インビザラインは決して安い治療ではありません。しっかりとした歯並びになるには時間もかかりますし、そういった点を丁寧に説明して具体的な数字を出してくれるクリニックが理想です。とくに治療料金はトラブルの元になりやすいので、追加料金の有無なども確認しておく必要があります。

契約が完了した時点で基本料金は支払いますが、そこに含まれている内訳をしっかりと説明してくれるのは当然のこと、こちらでも確認することが重要です。もし追加料金が発生するのであれば、事前に「〇〇の時期に〇〇円の追加料金が発生する」と教えてくれるクリニックが良いです。

追加料金に含まれやすいもの

  • 通院した際のメンテナンス料金
  • 保定装置(リテーナー)の料金
  • 虫歯や歯周病になった際の治療費
  • 矯正装置を壊した、紛失した際の料金など

クリニックの雰囲気やスタッフの対応

歯列矯正は自分一人の力で進めていくわけではありません。担当医師やスタッフとの信頼関係も非常に重要な要素です。歯列矯正は平均して2年近くかかる治療となっています。料金も決して安くありませんし、せっかく通っているのに雰囲気が悪かったりスタッフの対応が悪いとモチベーションも続きません。

そのため、まずはSNSや掲示板のような口コミサイトで気になるクリニックの評判を確認してみましょう。すべてを鵜呑みにする必要はありませんが、全体的に雰囲気が良くてスタッフの対応が良いという評価があれば、まずは無料カウンセリングを受けてみると良いです。

もしカウンセリングを受ける場合は、分からない部分や気になる部分はすべて質問してみましょう。一つ一つ丁寧に説明してくれるのであれば、安心して治療に進むことができます。
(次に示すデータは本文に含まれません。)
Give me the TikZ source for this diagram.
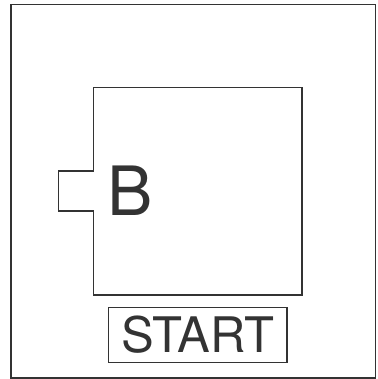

この時点で適当な対応をされた場合、何かトラブルがあっても対応を渋る可能性があるため注意しましょう。

チェックすべきポイント

  • クリニック全体の雰囲気
  • カウンセリング時の対応や質疑応答の内容
  • 純粋に自分と相性が良さそうか(人柄など)
  • モチベーションを維持して通い続けられそうか

まとめ

今回の記事をまとめると以下のようになります。

  • インビザラインは目立ちにくいマウスピース型の矯正装置
  • 高額だが痛みが少なく矯正効果に期待できる
  • 部分矯正、全体矯正を選ぶことができる
  • インビザドクターの資格取得者が在籍しているクリニックがおすすめ

インビザラインは世界一症例実績が多く、これまでに800万人以上の人が利用してきた安全性の高い矯正装置です。高額ですが、透明で目立ちにくく矯正効果に期待できるため予算に余裕がある人や、デンタルローンなどの分割払いができる人は積極的に検討してみると良いでしょう。

効率良く治療を進めていくために、インビザドクターの資格取得者が在籍しているクリニックを探すことも忘れずに!